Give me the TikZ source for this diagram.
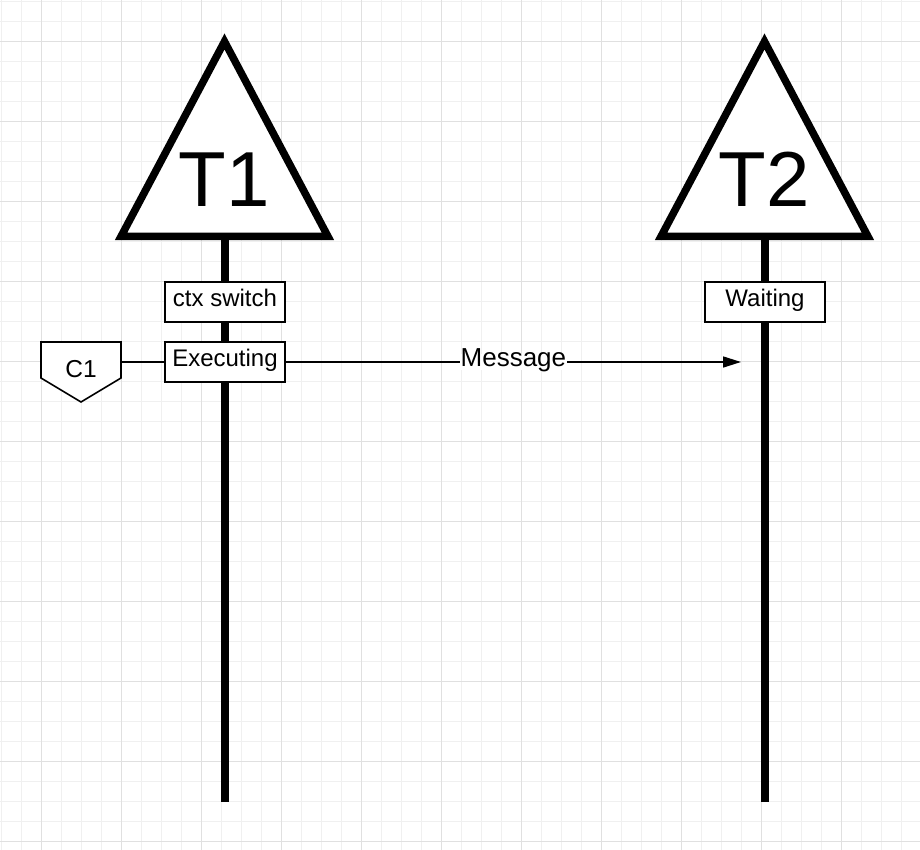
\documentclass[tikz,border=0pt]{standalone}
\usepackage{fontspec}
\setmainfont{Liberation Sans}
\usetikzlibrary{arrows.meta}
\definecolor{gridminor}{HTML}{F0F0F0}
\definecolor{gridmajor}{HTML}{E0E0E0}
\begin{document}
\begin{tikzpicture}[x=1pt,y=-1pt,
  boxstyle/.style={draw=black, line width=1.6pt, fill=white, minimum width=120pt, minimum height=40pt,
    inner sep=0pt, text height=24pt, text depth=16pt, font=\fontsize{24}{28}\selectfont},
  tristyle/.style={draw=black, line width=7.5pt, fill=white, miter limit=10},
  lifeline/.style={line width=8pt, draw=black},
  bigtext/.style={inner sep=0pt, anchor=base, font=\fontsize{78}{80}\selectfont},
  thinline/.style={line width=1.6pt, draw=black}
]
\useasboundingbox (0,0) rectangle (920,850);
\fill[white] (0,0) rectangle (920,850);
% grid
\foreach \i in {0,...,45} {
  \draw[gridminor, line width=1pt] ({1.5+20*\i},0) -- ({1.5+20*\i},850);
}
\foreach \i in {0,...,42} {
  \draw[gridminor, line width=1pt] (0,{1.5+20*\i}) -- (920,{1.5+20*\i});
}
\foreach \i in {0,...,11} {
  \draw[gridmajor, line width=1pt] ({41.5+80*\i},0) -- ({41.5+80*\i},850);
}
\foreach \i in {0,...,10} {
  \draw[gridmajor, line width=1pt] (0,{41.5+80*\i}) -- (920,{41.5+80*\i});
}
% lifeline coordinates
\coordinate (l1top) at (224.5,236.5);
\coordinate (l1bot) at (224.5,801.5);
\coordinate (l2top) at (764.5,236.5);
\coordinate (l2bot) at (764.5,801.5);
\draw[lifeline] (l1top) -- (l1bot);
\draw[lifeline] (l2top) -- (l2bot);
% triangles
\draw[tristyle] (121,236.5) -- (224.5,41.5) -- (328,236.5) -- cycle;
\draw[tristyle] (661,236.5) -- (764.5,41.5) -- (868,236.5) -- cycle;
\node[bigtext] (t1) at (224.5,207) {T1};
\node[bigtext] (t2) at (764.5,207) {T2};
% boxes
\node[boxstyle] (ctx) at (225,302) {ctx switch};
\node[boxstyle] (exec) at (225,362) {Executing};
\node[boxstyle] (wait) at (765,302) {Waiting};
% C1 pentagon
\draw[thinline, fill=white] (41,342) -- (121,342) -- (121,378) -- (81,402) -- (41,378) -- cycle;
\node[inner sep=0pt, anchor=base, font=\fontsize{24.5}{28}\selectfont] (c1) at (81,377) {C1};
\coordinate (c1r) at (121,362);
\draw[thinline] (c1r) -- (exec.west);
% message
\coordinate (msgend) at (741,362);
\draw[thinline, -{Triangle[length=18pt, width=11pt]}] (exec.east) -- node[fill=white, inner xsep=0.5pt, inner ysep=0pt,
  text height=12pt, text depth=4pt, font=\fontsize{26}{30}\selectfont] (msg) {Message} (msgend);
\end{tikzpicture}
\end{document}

◆ WHAT TO WORK ON
Copy each line exactly, and leave the pictures out of your copy.

◆ TASK SOLUTION
Give me the TikZ source for this diagram.
\documentclass[tikz,border=0pt]{standalone}
\usepackage{fontspec}
\setmainfont{Liberation Sans}
\usetikzlibrary{arrows.meta}
\definecolor{gridminor}{HTML}{F0F0F0}
\definecolor{gridmajor}{HTML}{E0E0E0}
\begin{document}
\begin{tikzpicture}[x=1pt,y=-1pt,
  boxstyle/.style={draw=black, line width=1.6pt, fill=white, minimum width=120pt, minimum height=40pt,
    inner sep=0pt, text height=24pt, text depth=16pt, font=\fontsize{24}{28}\selectfont},
  tristyle/.style={draw=black, line width=7.5pt, fill=white, miter limit=10},
  lifeline/.style={line width=8pt, draw=black},
  bigtext/.style={inner sep=0pt, anchor=base, font=\fontsize{78}{80}\selectfont},
  thinline/.style={line width=1.6pt, draw=black}
]
\useasboundingbox (0,0) rectangle (920,850);
\fill[white] (0,0) rectangle (920,850);
% grid
\foreach \i in {0,...,45} {
  \draw[gridminor, line width=1pt] ({1.5+20*\i},0) -- ({1.5+20*\i},850);
}
\foreach \i in {0,...,42} {
  \draw[gridminor, line width=1pt] (0,{1.5+20*\i}) -- (920,{1.5+20*\i});
}
\foreach \i in {0,...,11} {
  \draw[gridmajor, line width=1pt] ({41.5+80*\i},0) -- ({41.5+80*\i},850);
}
\foreach \i in {0,...,10} {
  \draw[gridmajor, line width=1pt] (0,{41.5+80*\i}) -- (920,{41.5+80*\i});
}
% lifeline coordinates
\coordinate (l1top) at (224.5,236.5);
\coordinate (l1bot) at (224.5,801.5);
\coordinate (l2top) at (764.5,236.5);
\coordinate (l2bot) at (764.5,801.5);
\draw[lifeline] (l1top) -- (l1bot);
\draw[lifeline] (l2top) -- (l2bot);
% triangles
\draw[tristyle] (121,236.5) -- (224.5,41.5) -- (328,236.5) -- cycle;
\draw[tristyle] (661,236.5) -- (764.5,41.5) -- (868,236.5) -- cycle;
\node[bigtext] (t1) at (224.5,207) {T1};
\node[bigtext] (t2) at (764.5,207) {T2};
% boxes
\node[boxstyle] (ctx) at (225,302) {ctx switch};
\node[boxstyle] (exec) at (225,362) {Executing};
\node[boxstyle] (wait) at (765,302) {Waiting};
% C1 pentagon
\draw[thinline, fill=white] (41,342) -- (121,342) -- (121,378) -- (81,402) -- (41,378) -- cycle;
\node[inner sep=0pt, anchor=base, font=\fontsize{24.5}{28}\selectfont] (c1) at (81,377) {C1};
\coordinate (c1r) at (121,362);
\draw[thinline] (c1r) -- (exec.west);
% message
\coordinate (msgend) at (741,362);
\draw[thinline, -{Triangle[length=18pt, width=11pt]}] (exec.east) -- node[fill=white, inner xsep=0.5pt, inner ysep=0pt,
  text height=12pt, text depth=4pt, font=\fontsize{26}{30}\selectfont] (msg) {Message} (msgend);
\end{tikzpicture}
\end{document}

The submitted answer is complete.